The upshot of this democracy-spreading U.S.-Western involvement, then, was not the now-dominant urban legend of Western abandonment after Soviet withdrawal but an involvement that guaranteed that post-jihad Afghanistan would not find a way toward either the anathema of secular democracy or the political stability potentially possible through the use of the tools and practices of a two-millennia-old, tribal-dominated polity. Indeed, the Western spanner in the Afghan works helped to foster a national environment of intertribal strife, crime, banditry, narcotics trafficking, and ethnic animosity so dire that the rise of the harsh Koran-based rule of the Taliban would be welcomed because it brought reliable law and order in its train. Thus 1989 marked the start of a period in which the West missed a chance to let the Afghans find their own political equilibrium and resume their traditional, intense insularity. By seeking to install a secular democracy, it ensured that Afghanistan would grow from a nonthreat to the United States to the home of bin Laden and al-Qaeda. Sadly, the 1989 effort in Afghanistan would not be the last time U.S. governing elites would embark on attempts to install democracy abroad and succeed only in killing Americans and bleeding their wealth.20
1990–91: More Steps on the Road to Defeat
If there were ever turning-point years for the United States, setting the stage for almost everything negative that occurred to it after 9/11, they are surely 1990 and 1991. Responding in panic to Iraq’s invasion of Kuwait in August, 1990, Saudi king Fahd coerced his bought-and-paid-for clerics into defying the Prophet Muhammad’s prohibition against the presence of non-Muslims on the Arabian Peninsula. Warned by many dissenting Saudi clerics and prominent citizens—including Osama bin Laden—that once U.S. forces arrived on the peninsula they would never leave, King Fahd nonetheless approved the U.S. deployment and foolishly accepted Washington’s word that U.S. forces would be withdrawn after Iraq was defeated. Poor, silly Fahd, he did not know that Washington went to war without the slightest intention of winning, and so U.S. forces are still on the peninsula today, seventeen years later. The now-dead king’s lasting legacy to the Saudi state will be that his decision to allow deployment marked the first step toward the final destruction of the al-Saud regime.

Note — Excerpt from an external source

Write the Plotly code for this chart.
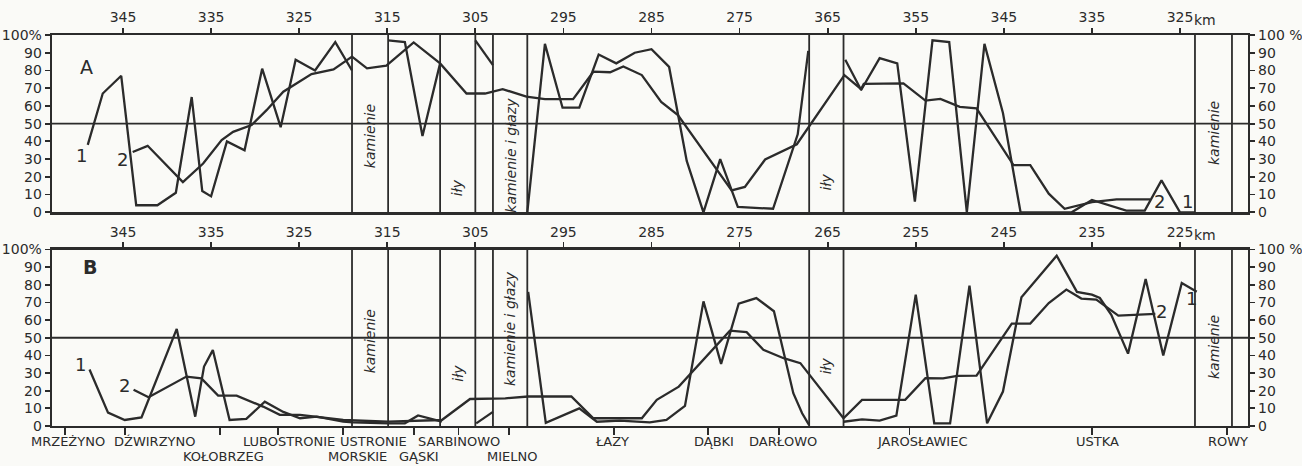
import plotly.graph_objects as go

# ---------------- data ----------------
km_ticks = [345, 335, 325, 315, 305, 295, 285, 275, 265, 255, 245, 235, 225]
km_text_A = ["345", "335", "325", "315", "305", "295", "285", "275", "365", "355", "345", "335", "325"]
km_text_B = ["345", "335", "325", "315", "305", "295", "285", "275", "265", "255", "245", "235", "225"]

pct_ticks = [0, 10, 20, 30, 40, 50, 60, 70, 80, 90, 100]
pct_left = ["0", "10", "20", "30", "40", "50", "60", "70", "80", "90", "100%"]
pct_right = ["0", "10", "20", "30", "40", "50", "60", "70", "80", "90", "100 %"]

zone_edges = [319.0, 314.9, 309.0, 305.0, 303.0, 299.1, 267.1, 263.2, 223.3, 219.1]
zone_names = ["kamienie", "iły", "kamienie i głazy", "iły", "kamienie"]
zone_label_y_A = [43, 14, 32, 17, 45]
zone_label_y_B = [48, 30, 55, 34, 45]

# Panel A, curve 1 (broken at zones)
a1_km = [349.0, 347.3, 345.2, 343.5, 341.1, 339.0, 337.2, 336.0, 335.0, 333.2, 331.2, 329.2, 327.1,
         325.4, 323.2, 320.9, 319.0, None,
         314.9, 313.0, 311.0, 309.0, None,
         305.0, 303.0, None,
         299.1, 297.1, 295.1, 293.2, 291.0, 289.0, 286.9, 285.0, 283.0, 281.0, 279.1, 277.2, 275.2,
         271.2, 268.4, 267.2, None,
         263.0, 261.2, 259.1, 257.1, 255.1, 253.1, 251.2, 249.2, 247.2, 245.1, 243.1, 237.3, 235.0,
         233.0, 231.1, 229.0, 227.1, 225.0, 223.3]
a1_pct = [38, 67, 77, 4, 4, 11, 65, 12, 9, 40, 35, 81, 48,
          86, 80, 96, 80, None,
          97, 96, 43, 84, None,
          97, 83, None,
          0, 95, 59, 59, 89, 84, 90, 92, 82, 29, 0, 30, 3,
          2, 44, 91, None,
          86, 69, 87, 84, 6, 97, 96, 0, 95, 56, 0, 0, 7,
          4, 1, 1, 18, 0, 0]

# Panel A, curve 2
a2_km = [343.9, 342.2, 338.2, 335.9, 333.8, 332.5, 330.4, 328.7, 326.8, 324.7, 323.6, 321.1, 319.0,
         317.3, 315.1, 312.0, 309.0, 306.0, 303.9, 301.9, 299.2, 297.1, 293.9, 291.6, 289.7, 288.2,
         286.1, 283.9, 282.0, 275.9, 274.4, 272.1, 268.5, 263.1, 261.2, 260.9, 256.4, 253.9, 252.2,
         250.0, 248.1, 243.9, 242.0, 239.9, 238.1, 235.0, 232.2, 228.4]
a2_pct = [34, 37.5, 17, 27.5, 40.7, 45.4, 49.2, 57.6, 68, 74.6, 78, 80.6, 87.8,
          81.2, 82.7, 95.8, 84, 67, 67, 69.5, 65.2, 63.8, 63.8, 79.3, 79, 82.3,
          77.4, 62.3, 54.8, 12.4, 14.3, 29.8, 38.4, 77.4, 69.5, 72.4, 72.7, 63, 64,
          59.5, 58.6, 26.6, 26.6, 10.5, 2, 5.8, 7.3, 7.3]

# Panel B, curve 1
b1_km = [348.8, 346.7, 344.8, 342.9, 338.9, 336.8, 335.8, 334.8, 332.9, 331.0, 328.9, 326.8, 324.9,
         323.0, 320.0, 318.9, 314.9, 313.0, 311.5, 308.8, None,
         304.9, 303.0, None,
         299.0, 297.0, 293.2, 291.2, 288.6, 285.2, 283.3, 281.2, 279.1, 277.1, 275.1, 273.1, 271.1,
         268.9, 267.9, 267.1, None,
         263.2, 261.1, 259.1, 257.2, 255.0, 252.9, 251.1, 248.9, 246.9, 245.1, 243.0, 241.1, 239.0,
         236.7, 235.0, 234.1, 232.8, 230.9, 228.9, 226.9, 224.8, 223.1]
b1_pct = [32, 7.6, 3.4, 4.9, 55, 5.3, 33.7, 43, 3.4, 4, 13.8, 8, 4.4,
          5.3, 2.5, 2, 1.5, 1.5, 6, 2.5, None,
          1.5, 8, None,
          76, 1.8, 10, 2.4, 3, 2.1, 3.4, 11.4, 70.6, 35.2, 69.3, 72.5, 65,
          18.6, 7.2, 0.5, None,
          2.4, 3.8, 3, 5.9, 74.4, 1.5, 1.5, 79.5, 1.5, 19.5, 72.9, 83.9, 96.5,
          76, 74.4, 72.5, 63, 41, 83.3, 40, 81, 76]

# Panel B, curve 2
b2_km = [343.8, 342.1, 337.8, 336.1, 334.2, 332.1, 329.1, 327.2, 324.9, 323.0, 320.0, 314.9, 308.8,
         305.6, 304.9, 301.6, 299.0, 294.1, 291.6, 288.6, 286.1, 284.4, 281.9, 276.1, 274.2, 272.3,
         270.0, 268.1, 263.2, 261.1, 256.2, 253.9, 251.9, 250.3, 248.1, 244.1, 242.0, 239.9, 237.9,
         236.2, 234.5, 232.0, 227.8]
b2_pct = [20.5, 16.3, 28, 27, 17.2, 17.2, 11, 6.3, 6.3, 5.3, 3.4, 2.5, 3.4,
          15.3, 15.3, 15.7, 16.7, 16.7, 4.4, 4.4, 4.4, 14.8, 22.3, 54, 53.2, 43.2,
          38.4, 35.6, 4.4, 14.8, 14.8, 27.1, 27, 28.4, 28.5, 58, 58, 69.7, 77.3,
          72.2, 71.6, 62.5, 63.5]

town_names = ["MRZEŻYNO", "DŹWIRZYNO", "KOŁOBRZEG", "LUBOSTRONIE", "USTRONIE", "MORSKIE", "GĄSKI",
              "SARBINOWO", "MIELNO", "ŁAZY", "DĄBKI", "DARŁOWO", "JAROSŁAWIEC", "USTKA", "ROWY"]
town_label_km = [351.2, 341.4, 333.6, 326.2, 316.6, 318.4, 311.4, 306.9, 300.8, 289.5, 277.9, 270.1,
                 254.3, 234.4, 219.5]
town_row = [1, 1, 2, 1, 1, 2, 2, 1, 2, 1, 1, 1, 1, 1, 1]
town_tick_km = [351.6, 344.8, 334.0, 327.4, 320.0, 312.0, 306.9, 301.2, 289.3, 278.6, 270.5, 255.7,
                235.0, 219.7]

# curve-number labels (km, pct, text)
curve_labels_A = [(349.7, 32, "1"), (345.1, 30, "2"), (227.3, 6, "2"), (224.1, 6, "1")]
curve_labels_B = [(349.8, 35, "1"), (344.8, 23, "2"), (227.1, 65, "2"), (223.7, 72, "1")]

unit_km = 223.6  # where the "km" unit text starts

# ---------------- style ----------------
INK = "#2b2b2b"
BG = "#fafaf7"
FONT = "DejaVu Sans"
X_RANGE = [353.06, 217.28]
LW = 2.3

fig = go.Figure()
line_style = dict(color=INK, width=LW)
fig.add_trace(go.Scatter(x=a1_km, y=a1_pct, mode="lines", line=line_style, xaxis="x", yaxis="y",
                         hoverinfo="skip", showlegend=False))
fig.add_trace(go.Scatter(x=a2_km, y=a2_pct, mode="lines", line=line_style, xaxis="x", yaxis="y3",
                         hoverinfo="skip", showlegend=False))
fig.add_trace(go.Scatter(x=b1_km, y=b1_pct, mode="lines", line=line_style, xaxis="x2", yaxis="y2",
                         hoverinfo="skip", showlegend=False))
fig.add_trace(go.Scatter(x=b2_km, y=b2_pct, mode="lines", line=line_style, xaxis="x3", yaxis="y4",
                         hoverinfo="skip", showlegend=False))

tickfont = dict(family=FONT, size=14, color=INK)
common_x = dict(range=X_RANGE, showgrid=False, zeroline=False, showline=True, linecolor=INK,
                linewidth=LW, ticks="outside", ticklen=5, tickwidth=1.8, tickcolor=INK,
                tickfont=tickfont, fixedrange=True, automargin=False)
common_y = dict(range=[0, 100], showgrid=False, zeroline=False, showline=True, linecolor=INK,
                linewidth=LW, ticks="outside", ticklen=5, tickwidth=1.8, tickcolor=INK,
                tickfont=tickfont, tickvals=pct_ticks, fixedrange=True, automargin=False)

DOM_A = [0.5465, 1.0]
DOM_B = [0.0, 0.4514]

fig.update_layout(
    width=1302, height=466,
    margin=dict(l=52, r=54, t=35, b=40, autoexpand=False),
    paper_bgcolor=BG, plot_bgcolor=BG,
    font=dict(family=FONT, color=INK),
    xaxis=dict(common_x, domain=[0, 1], anchor="y", side="top", mirror=True,
               tickvals=km_ticks, ticktext=km_text_A),
    yaxis=dict(common_y, domain=DOM_A, anchor="x", side="left", ticktext=pct_left),
    yaxis3=dict(common_y, overlaying="y", anchor="x", side="right", ticktext=pct_right),
    xaxis2=dict(common_x, domain=[0, 1], anchor="y2", side="top",
                tickvals=km_ticks, ticktext=km_text_B),
    yaxis2=dict(common_y, domain=DOM_B, anchor="x2", side="left", ticktext=pct_left),
    yaxis4=dict(common_y, overlaying="y2", anchor="x2", side="right", ticktext=pct_right),
    xaxis3=dict(common_x, overlaying="x2", anchor="y2", side="bottom", ticklen=7,
                tickvals=town_tick_km, ticktext=[""] * len(town_tick_km)),
)

shapes = []
for xr, yr in (("x", "y"), ("x2", "y2")):
    shapes.append(dict(type="line", xref=f"{xr} domain", x0=0, x1=1, yref=yr, y0=50, y1=50,
                       line=dict(color=INK, width=1.8)))
    for e in zone_edges:
        shapes.append(dict(type="line", xref=xr, x0=e, x1=e, yref=f"{yr} domain", y0=0, y1=1,
                           line=dict(color=INK, width=1.8)))
fig.update_layout(shapes=shapes)

ann = []
zfont = dict(family=FONT, size=14, color=INK, style="italic")
for i, name in enumerate(zone_names):
    xc = (zone_edges[2 * i] + zone_edges[2 * i + 1]) / 2
    ann.append(dict(x=xc, y=zone_label_y_A[i], xref="x", yref="y", text=name, textangle=-90,
                    showarrow=False, font=zfont))
    ann.append(dict(x=xc, y=zone_label_y_B[i], xref="x2", yref="y2", text=name, textangle=-90,
                    showarrow=False, font=zfont))

nfont = dict(family=FONT, size=18, color=INK)
for x, y, t in curve_labels_A:
    ann.append(dict(x=x, y=y, xref="x", yref="y", text=t, showarrow=False, font=nfont))
for x, y, t in curve_labels_B:
    ann.append(dict(x=x, y=y, xref="x2", yref="y2", text=t, showarrow=False, font=nfont))

ann.append(dict(x=0.0217, y=0.951, xref="paper", yref="paper", text="A", showarrow=False,
                font=dict(family=FONT, size=19, color=INK)))
ann.append(dict(x=0.0242, y=0.4066, xref="paper", yref="paper", text="<b>B</b>", showarrow=False,
                font=dict(family=FONT, size=19, color=INK)))

# "km" unit next to the last km tick on each top axis
ann.append(dict(x=unit_km, xref="x", y=DOM_A[1], yref="paper", yshift=15, xanchor="left",
                yanchor="middle", text="km", showarrow=False, font=tickfont))
ann.append(dict(x=unit_km, xref="x2", y=DOM_B[1], yref="paper", yshift=15, xanchor="left",
                yanchor="middle", text="km", showarrow=False, font=tickfont))

row_y = {1: -0.039, 2: -0.077}
for name, xk, r in zip(town_names, town_label_km, town_row):
    ann.append(dict(x=xk, y=row_y[r], xref="x2", yref="paper", text=name, showarrow=False,
                    font=dict(family=FONT, size=13, color=INK), yanchor="middle"))

fig.update_layout(annotations=ann)
fig.write_html("out.html", config={"displayModeBar": False, "staticPlot": True},
               post_script="document.body.style.margin='0px';document.body.style.overflow='hidden';")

As 1990 became 1991, the Saudi Arabia–based, U.S.-led coalition bombed the daylights out of Iraq’s infrastructure; the U.S. military stupidly televised its killing of Muslims to the entire Islamic world, then drove Iraqi ground forces out of Kuwait in one hundred hours and won—nothing. Saddam survived, his military and intelligence forces survived, the societies of Iraq, Kuwait, Saudi Arabia, and the other Arabian Peninsula states began a journey toward Islamic radicalization, and the many bureaucrats who masquerade as U.S. generals actually believed they had won a decisive victory and would henceforth be able to conduct wars with virtually no casualties.
What the 1991 U.S.-led war against Iraq did was to prove to Saddam and our other enemies in the Islamic world (nation-states and transnational actors) that U.S. presidents
and officials would speak loudly, rattle sabers endlessly, and then apply their mighty club with resolute daintiness so the world—and especially the European elites they so much admired—would not think too badly of those in power in Washington. In 1991, as in 2003, we let nearly a half-million Iraqi military personnel not only survive but also flee to safety with their guns, thereby living to fight and kill U.S. soldiers and Marines another day. President George H. W. Bush’s contention that destroying Iraq’s ground forces and dethroning Saddam would have meant capturing Baghdad, and thereby destabilizing the Middle East, was and is a false rationalization serving to disguise moral cowardice. Then-general Colin Powell (before he degenerated into just one more tacking, pragmatic politician) was right: once we decided on war, the job at hand was to surround the Iraqi army, kill all of it, and let the chips fall where they might. Generals Norman Schwarzkopf and Barry McCaffrey accomplished the surrounding requirement of Powell’s doctrine, but Bush and his cabinet decided to let those they had identified as the enemies of America survive, escape, re-form, and reequip. As I write, nearly 3,900 service personnel have died in Iraq because the first President Bush and his team did not have the courage of their convictions to destroy Saddam’s state when they had the chance.